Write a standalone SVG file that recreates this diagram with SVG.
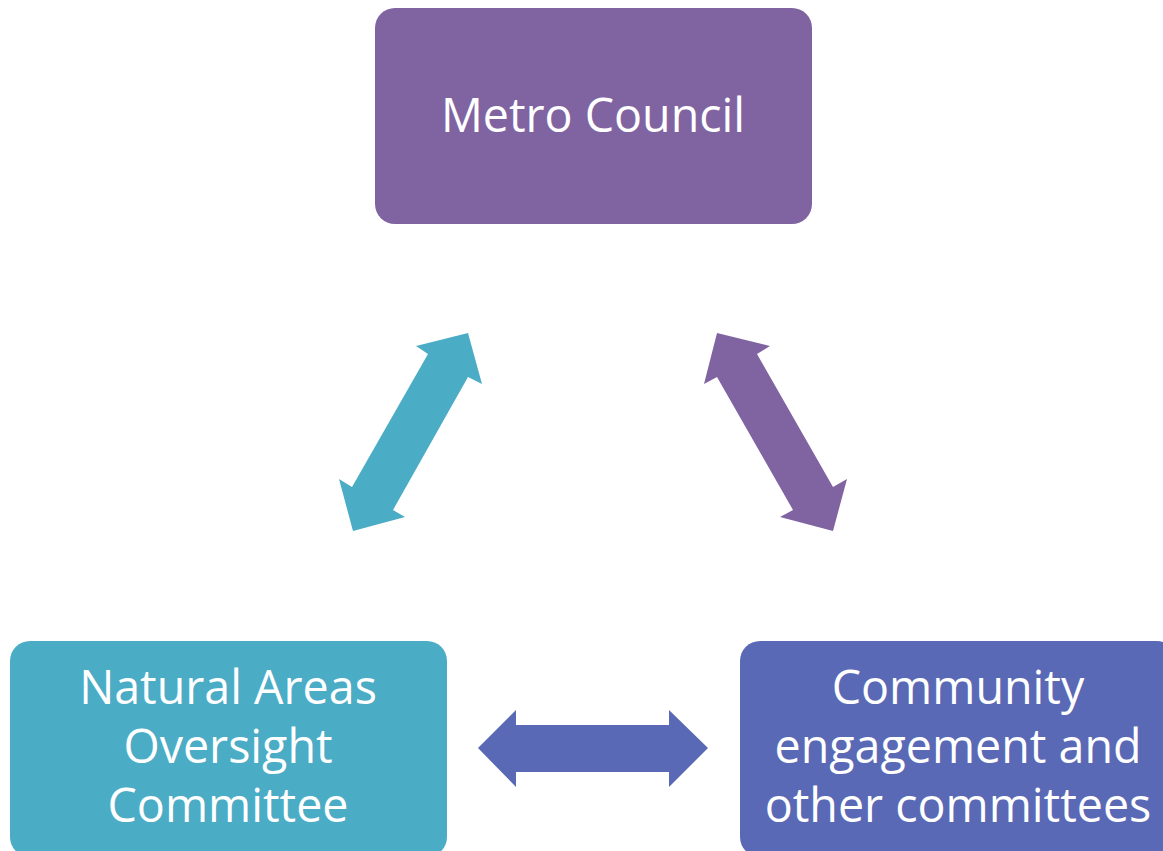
--
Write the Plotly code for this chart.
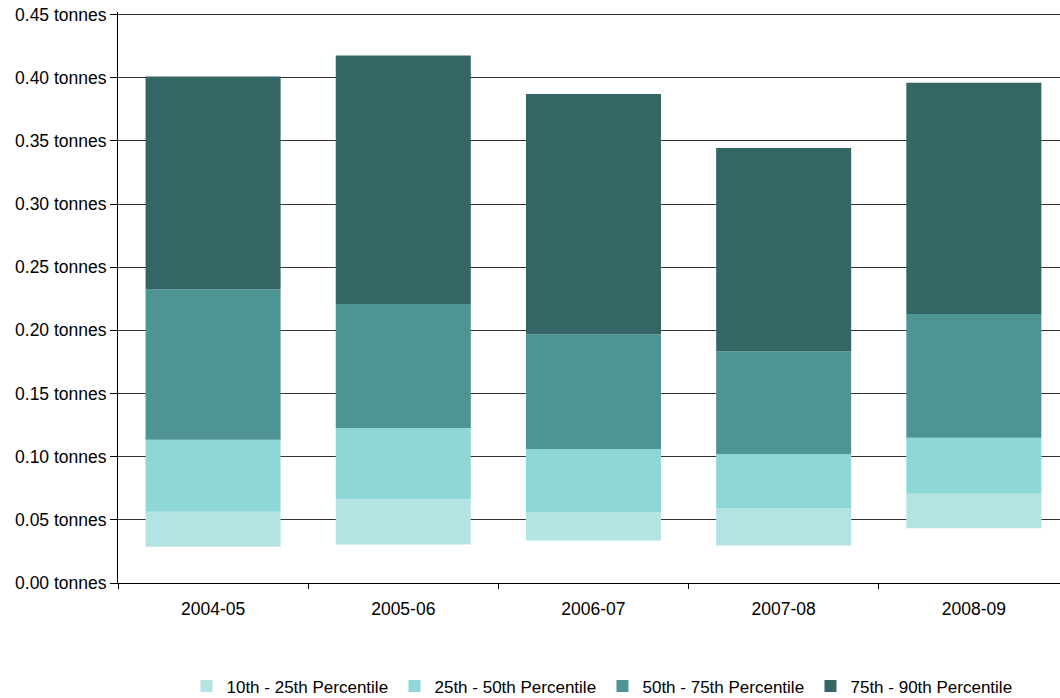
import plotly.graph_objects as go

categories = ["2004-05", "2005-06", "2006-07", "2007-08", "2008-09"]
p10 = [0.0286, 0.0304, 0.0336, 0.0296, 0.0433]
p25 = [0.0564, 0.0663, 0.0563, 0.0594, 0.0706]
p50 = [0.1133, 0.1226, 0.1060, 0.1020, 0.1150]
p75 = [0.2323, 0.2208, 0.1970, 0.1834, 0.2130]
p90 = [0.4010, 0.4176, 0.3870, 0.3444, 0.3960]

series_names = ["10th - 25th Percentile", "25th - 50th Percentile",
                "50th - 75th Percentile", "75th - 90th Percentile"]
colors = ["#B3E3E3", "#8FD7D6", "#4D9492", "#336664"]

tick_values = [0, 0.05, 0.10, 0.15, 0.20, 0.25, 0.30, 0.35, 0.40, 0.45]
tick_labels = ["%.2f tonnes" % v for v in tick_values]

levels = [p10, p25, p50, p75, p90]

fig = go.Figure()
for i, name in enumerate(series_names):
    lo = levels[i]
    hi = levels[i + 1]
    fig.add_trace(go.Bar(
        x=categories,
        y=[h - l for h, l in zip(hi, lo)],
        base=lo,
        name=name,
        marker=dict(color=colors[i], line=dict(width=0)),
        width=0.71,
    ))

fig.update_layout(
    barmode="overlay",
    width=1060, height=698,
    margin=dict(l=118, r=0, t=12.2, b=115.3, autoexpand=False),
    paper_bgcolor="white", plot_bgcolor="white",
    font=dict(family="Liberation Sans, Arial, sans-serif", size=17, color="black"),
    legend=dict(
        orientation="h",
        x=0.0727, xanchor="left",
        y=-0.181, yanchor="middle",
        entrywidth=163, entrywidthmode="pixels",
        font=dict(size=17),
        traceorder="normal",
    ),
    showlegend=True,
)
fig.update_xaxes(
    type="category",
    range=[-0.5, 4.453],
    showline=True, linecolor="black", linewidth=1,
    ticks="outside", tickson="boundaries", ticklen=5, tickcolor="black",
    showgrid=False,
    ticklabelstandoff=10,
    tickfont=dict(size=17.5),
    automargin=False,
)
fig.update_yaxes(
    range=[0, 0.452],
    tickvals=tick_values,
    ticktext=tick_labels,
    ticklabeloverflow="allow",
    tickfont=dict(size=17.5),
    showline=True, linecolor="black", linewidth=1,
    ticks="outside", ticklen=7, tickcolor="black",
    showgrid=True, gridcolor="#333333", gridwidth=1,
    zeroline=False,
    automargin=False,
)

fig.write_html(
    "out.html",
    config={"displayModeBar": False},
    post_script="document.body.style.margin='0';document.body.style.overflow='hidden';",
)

**AIM OF THE TASK:**
Filter the listing for the word "this" and copy every line that holds it.

**TASK OUTPUT:**
Write a standalone SVG file that recreates this diagram with SVG.
Write the Plotly code for this chart.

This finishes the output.